HACKER Q&A
📣 mroche

What HTML template engines do you use?


I'm planning on making a small web app using SSR rather than splitting the backend and client work. In researching options for the project (Go based), I've "discovered" that there's a _lot_ more to templates than what I've used in the past (Jinja2 via Django, Flask, and Ansible).

So to the actual web developers here, what template engines do you use and why? I've never worked with compiled templates but they seem interesting, though I don't know their cost/benefit tradeoffs very well yet.

Your choice of language, stack, syntax preference, what-have-you! I'm just genuinely curious about the broader templating ecosystem and workflows.


  👤 surprisetalk Accepted Answer ✓
I use Elixir's native EEX templating for some personal projects.

My Elixir script takes markdown files with YAML front matter and produces static HTML pages, which are served via Cloudflare Pages.

[1] https://hexdocs.pm/earmark/1.4.2/Earmark.html

[2] https://hexdocs.pm/yaml_front_matter/readme.html

[3] https://pages.cloudflare.com


👤 webmaven
I really like the TAL, TALES, METAL syntaxes (also known as Zope Page Templates).

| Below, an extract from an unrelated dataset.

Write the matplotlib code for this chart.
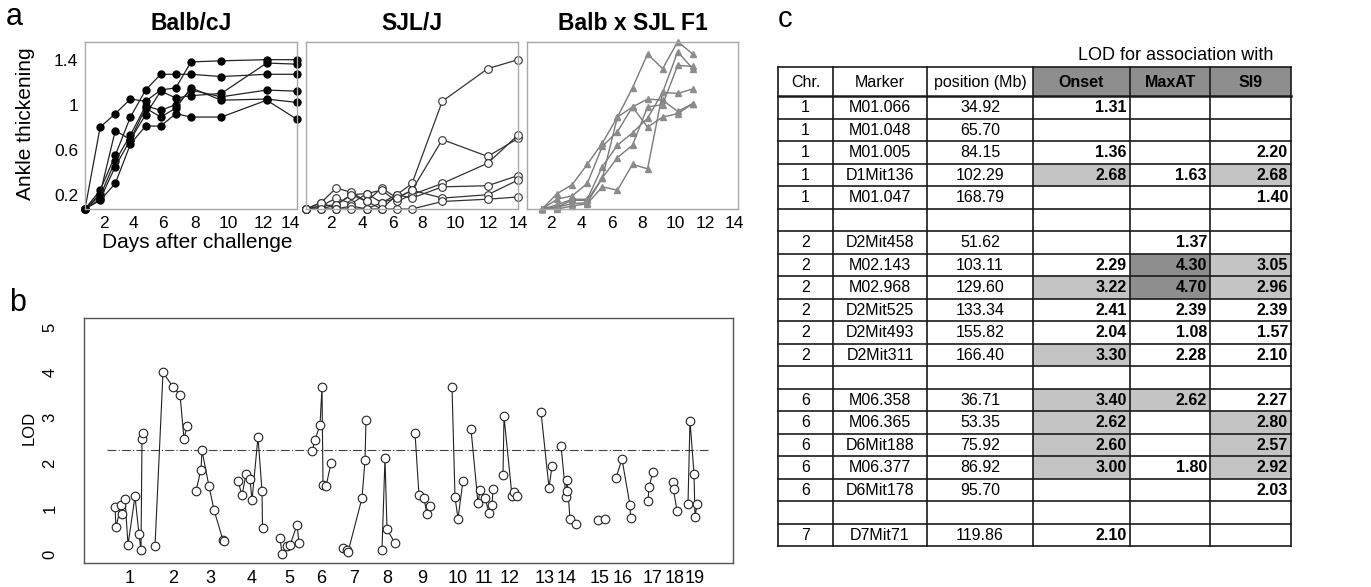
import matplotlib
matplotlib.use('Agg')
import matplotlib.pyplot as plt
from matplotlib.patches import Rectangle
import numpy as np

plt.rcParams['font.family'] = ['Liberation Sans', 'DejaVu Sans']

W, H = 1371, 587

# ---------------- Panel a data: ankle thickening ----------------
days = [0, 1, 2, 3, 4, 5, 6, 7, 9, 12, 14]
balb = [
    [0.073, 0.80, 0.92, 1.05, 1.03, 1.13, 1.15, 1.38, 1.39, 1.40, 1.40],
    [0.073, 0.24, 0.55, 0.89, 1.13, 1.27, 1.27, 1.27, 1.25, 1.27, 1.27],
    [0.073, 0.21, 0.77, 0.69, 0.91, 1.12, 1.06, 1.08, 1.10, 1.37, 1.36],
    [0.073, 0.19, 0.50, 0.73, 0.99, 0.95, 1.00, 1.13, 1.07, 1.13, 1.12],
    [0.073, 0.16, 0.45, 0.69, 0.97, 0.89, 0.97, 1.15, 1.04, 1.05, 1.02],
    [0.073, 0.15, 0.30, 0.65, 0.81, 0.81, 0.92, 0.89, 0.89, 1.04, 0.87],
]
sjl = [
    [0.073, 0.10, 0.11, 0.20, 0.21, 0.13, 0.20, 0.30, 1.03, 1.32, 1.40],
    [0.073, 0.13, 0.26, 0.22, 0.14, 0.26, 0.17, 0.24, 0.69, 0.54, 0.70],
    [0.073, 0.10, 0.17, 0.12, 0.21, 0.24, 0.14, 0.20, 0.30, 0.48, 0.73],
    [0.073, 0.073, 0.11, 0.20, 0.14, 0.073, 0.20, 0.17, 0.27, 0.28, 0.37],
    [0.073, 0.13, 0.073, 0.10, 0.073, 0.13, 0.17, 0.24, 0.17, 0.20, 0.33],
    [0.073, 0.073, 0.073, 0.073, 0.073, 0.073, 0.073, 0.073, 0.14, 0.16, 0.18],
]
f1_days = [1, 2, 3, 4, 5, 6, 7, 8, 9, 10, 11]
f1 = [
    [0.073, 0.21, 0.29, 0.47, 0.66, 0.89, 1.15, 1.45, 1.32, 1.56, 1.45],
    [0.073, 0.16, 0.19, 0.30, 0.63, 0.76, 0.98, 1.05, 1.04, 0.94, 1.01],
    [0.073, 0.11, 0.16, 0.16, 0.45, 0.64, 0.75, 0.88, 1.11, 1.47, 1.32],
    [0.073, 0.09, 0.12, 0.13, 0.35, 0.53, 0.64, 0.98, 1.00, 1.35, 1.34],
    [0.073, 0.073, 0.10, 0.12, 0.27, 0.24, 0.47, 0.43, 1.11, 1.10, 1.14],
    [0.073, 0.09, 0.15, 0.15, 0.35, 0.89, 0.98, 0.80, 0.89, 0.92, 1.01],
]
a_titles = ['Balb/cJ', 'SJL/J', 'Balb x SJL F1']
a_xticklabels = ['2', '4', '6', '8', '10', '12', '14']
a_yticks = [0.2, 0.6, 1.0, 1.4]
a_yticklabels = ['0.2', '0.6', '1', '1.4']

# ---------------- Panel b data: LOD scan ----------------
chrom_pos = {
    1: [31, 32, 37, 38, 41, 44, 51, 55, 57, 58, 59],
    2: [71, 79, 89, 96, 100, 103],
    3: [112, 117, 118, 125, 130, 139, 140],
    4: [154, 158, 162, 166, 168, 174, 178, 178.5],
    5: [196, 198, 203, 206, 213, 215],
    6: [228, 231, 236, 238, 239, 242, 247],
    7: [259, 263, 264, 278, 281, 282],
    8: [298, 301, 303, 311],
    9: [331, 335, 340, 343, 346],
    10: [368, 371, 374, 379],
    11: [387, 394, 396, 401, 405, 408, 409],
    12: [419, 420, 428, 430, 433],
    13: [457, 465, 468],
    14: [477, 482, 482.5, 483, 486, 492],
    15: [514, 521],
    16: [532, 538, 546, 546.5],
    17: [564, 565, 569],
    18: [589, 589.5, 593],
    19: [604, 606, 610, 611, 613],
}
chrom_lod = {
    1: [1.03, 0.59, 1.07, 0.89, 1.22, 0.20, 1.27, 0.43, 0.08, 2.53, 2.67],
    2: [0.17, 4.00, 3.68, 3.51, 2.54, 2.81],
    3: [1.39, 1.86, 2.28, 1.49, 0.97, 0.30, 0.29],
    4: [1.61, 1.29, 1.76, 1.65, 1.18, 2.58, 1.39, 0.58],
    5: [0.35, 0.00, 0.17, 0.19, 0.64, 0.24],
    6: [2.26, 2.52, 2.84, 3.68, 1.53, 1.49, 2.00],
    7: [0.13, 0.09, 0.04, 1.23, 2.06, 2.95],
    8: [0.09, 2.12, 0.54, 0.24],
    9: [2.67, 1.29, 1.23, 0.87, 1.05],
    10: [3.68, 1.25, 0.78, 1.61],
    11: [2.75, 1.12, 1.40, 1.23, 0.91, 1.07, 1.44],
    12: [1.73, 3.03, 1.28, 1.37, 1.28],
    13: [3.13, 1.46, 1.93],
    14: [2.38, 1.26, 1.38, 1.64, 0.78, 0.65],
    15: [0.74, 0.78],
    16: [1.68, 2.09, 1.07, 0.80],
    17: [1.17, 1.48, 1.81],
    18: [1.59, 1.42, 0.95],
    19: [1.11, 2.94, 1.76, 0.81, 1.09],
}
chrom_label_pos = [46, 89, 126, 168, 205, 237, 270, 303, 338, 374, 400, 426,
                   461, 483, 516, 539, 569, 591, 611]
chrom_labels = [str(i) for i in range(1, 20)]
lod_threshold = 2.28
threshold_span = [23, 626]

# ---------------- Panel c data: table ----------------
t_chr = ['1', '1', '1', '1', '1', '', '2', '2', '2', '2', '2', '2', '',
         '6', '6', '6', '6', '6', '', '7']
t_marker = ['M01.066', 'M01.048', 'M01.005', 'D1Mit136', 'M01.047', '',
            'D2Mit458', 'M02.143', 'M02.968', 'D2Mit525', 'D2Mit493', 'D2Mit311', '',
            'M06.358', 'M06.365', 'D6Mit188', 'M06.377', 'D6Mit178', '', 'D7Mit71']
t_pos = [34.92, 65.70, 84.15, 102.29, 168.79, None,
         51.62, 103.11, 129.60, 133.34, 155.82, 166.40, None,
         36.71, 53.35, 75.92, 86.92, 95.70, None, 119.86]
t_onset = [1.31, None, 1.36, 2.68, None, None, None, 2.29, 3.22, 2.41, 2.04, 3.30, None,
           3.40, 2.62, 2.60, 3.00, None, None, 2.10]
t_maxat = [None, None, None, 1.63, None, None, 1.37, 4.30, 4.70, 2.39, 1.08, 2.28, None,
           2.62, None, None, 1.80, None, None, None]
t_si9 = [None, None, 2.20, 2.68, 1.40, None, None, 3.05, 2.96, 2.39, 1.57, 2.10, None,
         2.27, 2.80, 2.57, 2.92, 2.03, None, None]
sh_onset = [0, 0, 0, 1, 0, 0, 0, 0, 1, 0, 0, 1, 0, 1, 1, 1, 1, 0, 0, 0]
sh_maxat = [0, 0, 0, 0, 0, 0, 0, 2, 2, 0, 0, 0, 0, 1, 0, 0, 0, 0, 0, 0]
sh_si9 = [0, 0, 0, 1, 0, 0, 0, 1, 1, 0, 0, 0, 0, 0, 1, 1, 1, 0, 0, 0]
t_headers = ['Chr.', 'Marker', 'position (Mb)', 'Onset', 'MaxAT', 'SI9']

# ---------------- Figure ----------------
fig = plt.figure(figsize=(W / 100, H / 100), dpi=100)


def rect(l, t, r, b):
    return [l / W, 1 - b / H, (r - l) / W, (b - t) / H]


a_boxes = [(85, 42, 297, 209), (306, 42, 518, 209), (527, 42, 738, 209)]
a_tickpos = [[1.25, 3.17, 5.15, 7.27, 9.45, 11.76, 13.54],
             [1.65, 3.70, 5.75, 7.66, 9.84, 12.02, 14.0],
             [1.59, 3.63, 5.61, 7.66, 9.84, 11.82, 13.74]]
for i, box in enumerate(a_boxes):
    ax = fig.add_axes(rect(*box))
    ax.set_xlim(0, 14)
    ax.set_ylim(0.073, 1.557)
    for s in ax.spines.values():
        s.set_color('#a8a8a8')
        s.set_linewidth(1.0)
    ax.tick_params(length=0, labelsize=12.5, pad=5)
    ax.set_xticks(a_tickpos[i])
    ax.set_xticklabels(a_xticklabels)
    if i == 0:
        ax.set_yticks(a_yticks)
        ax.set_yticklabels(a_yticklabels)
        for series in balb:
            ax.plot(days, series, '-o', color='#222222', lw=0.9, ms=5,
                    mfc='black', mec='black', clip_on=False)
    elif i == 1:
        ax.set_yticks([])
        for series in sjl:
            ax.plot(days, series, '-o', color='#333333', lw=0.9, ms=5.5,
                    mfc='white', mec='#333333', mew=0.8, clip_on=False)
    else:
        ax.set_yticks([])
        for series in f1:
            ax.plot(f1_days, series, '-^', color='#7a7a7a', lw=1.0, ms=4.5,
                    mfc='#8c8c8c', mec='#8c8c8c', clip_on=False)

# ---------------- Panel b ----------------
axb = fig.add_axes(rect(84, 318, 733, 563))
axb.set_xlim(0, 649)
axb.set_ylim(-0.2, 5.2)
for s in axb.spines.values():
    s.set_color('#555555')
    s.set_linewidth(1.0)
axb.plot(threshold_span, [lod_threshold, lod_threshold], color='#444444',
         lw=0.8, linestyle=(0, (8, 2, 1, 2)))
for c in range(1, 20):
    axb.plot(chrom_pos[c], chrom_lod[c], '-', color='#222222', lw=0.8, zorder=2)
    axb.plot(chrom_pos[c], chrom_lod[c], 'o', ms=6.2, mfc='white', mec='#222222',
             mew=0.8, zorder=3, linestyle='none')
axb.set_xticks(chrom_label_pos)
axb.set_xticklabels(chrom_labels)
axb.set_yticks([0, 1, 2, 3, 4, 5])
axb.set_yticklabels(['0', '1', '2', '3', '4', '5'], rotation=90, va='center')
axb.tick_params(axis='x', length=0, labelsize=13, pad=5)
axb.tick_params(axis='y', length=0, labelsize=12, pad=19)

# ---------------- Overlay (text and table) ----------------
ov = fig.add_axes([0, 0, 1, 1])
ov.set_xlim(0, W)
ov.set_ylim(H, 0)
ov.axis('off')

ov.text(14, 17, 'a', fontsize=22, ha='center', va='center')
ov.text(18, 303, 'b', fontsize=22, ha='center', va='center')
ov.text(785, 19, 'c', fontsize=21, ha='center', va='center')

for box, title in zip(a_boxes, a_titles):
    ov.text((box[0] + box[2]) / 2, 24, title, fontsize=16.5, fontweight='bold',
            ha='center', va='center')
ov.text(26, 124, 'Ankle thickening', fontsize=15, rotation=90, ha='center', va='center')
ov.text(197, 243, 'Days after challenge', fontsize=15, ha='center', va='center')
ov.text(29, 428, 'LOD', fontsize=12, rotation=90, ha='center', va='center')

# table
cols = [778, 833, 927, 1033, 1130, 1210, 1291]
top, hbot = 67, 96
nrows = len(t_marker)
rh = (546 - hbot) / nrows
shade_colors = {1: '#c4c4c4', 2: '#8e8e8e'}
header_fill = '#8e8e8e'

ov.text(1176, 55, 'LOD for association with', fontsize=13, ha='center', va='center')

for j in range(3, 6):
    ov.add_patch(Rectangle((cols[j], top), cols[j + 1] - cols[j], hbot - top,
                           facecolor=header_fill, edgecolor='none'))
for r in range(nrows):
    y0 = hbot + r * rh
    for j, sh in zip(range(3, 6), (sh_onset, sh_maxat, sh_si9)):
        if sh[r]:
            ov.add_patch(Rectangle((cols[j], y0), cols[j + 1] - cols[j], rh,
                                   facecolor=shade_colors[sh[r]], edgecolor='none'))

lc = '#1a1a1a'
for x in cols:
    ov.plot([x, x], [top, 546], color=lc, lw=1.2)
ov.plot([cols[0], cols[-1]], [top, top], color=lc, lw=1.2)
ov.plot([cols[0], cols[-1]], [hbot, hbot], color=lc, lw=1.8)
for r in range(1, nrows + 1):
    y = hbot + r * rh
    ov.plot([cols[0], cols[-1]], [y, y], color=lc, lw=1.2)

fs = 11.5
for j, h in enumerate(t_headers):
    cx = (cols[j] + cols[j + 1]) / 2
    ov.text(cx, (top + hbot) / 2 + 1, h, fontsize=fs,
            fontweight='bold' if j >= 3 else 'normal', ha='center', va='center')

for r in range(nrows):
    cy = hbot + (r + 0.5) * rh + 0.5
    ov.text((cols[0] + cols[1]) / 2, cy, t_chr[r], fontsize=fs, ha='center', va='center')
    ov.text((cols[1] + cols[2]) / 2, cy, t_marker[r], fontsize=fs, ha='center', va='center')
    if t_pos[r] is not None:
        ov.text((cols[2] + cols[3]) / 2, cy, f'{t_pos[r]:.2f}', fontsize=fs,
                ha='center', va='center')
    for j, vals in zip(range(3, 6), (t_onset, t_maxat, t_si9)):
        if vals[r] is not None:
            ov.text(cols[j + 1] - 3, cy, f'{vals[r]:.2f}', fontsize=fs,
                    fontweight='bold', ha='right', va='center')

fig.savefig('out.png', dpi=100)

There are implementations of these syntaxes in a wide variety of languages, the one I use most is the Python implementation known as Chameleon:

https://chameleon.readthedocs.io/en/latest/


👤 mattbillenstein
Re Python, I like Mako. Jinja2 essentially has a python-like DSL, but I already know python, so it just seemed like a hassle to learn another thing.

👤 sylware
I use manually coded templates. With a bit of rigourous structure, it is more than enough. I do that using plain and simple C.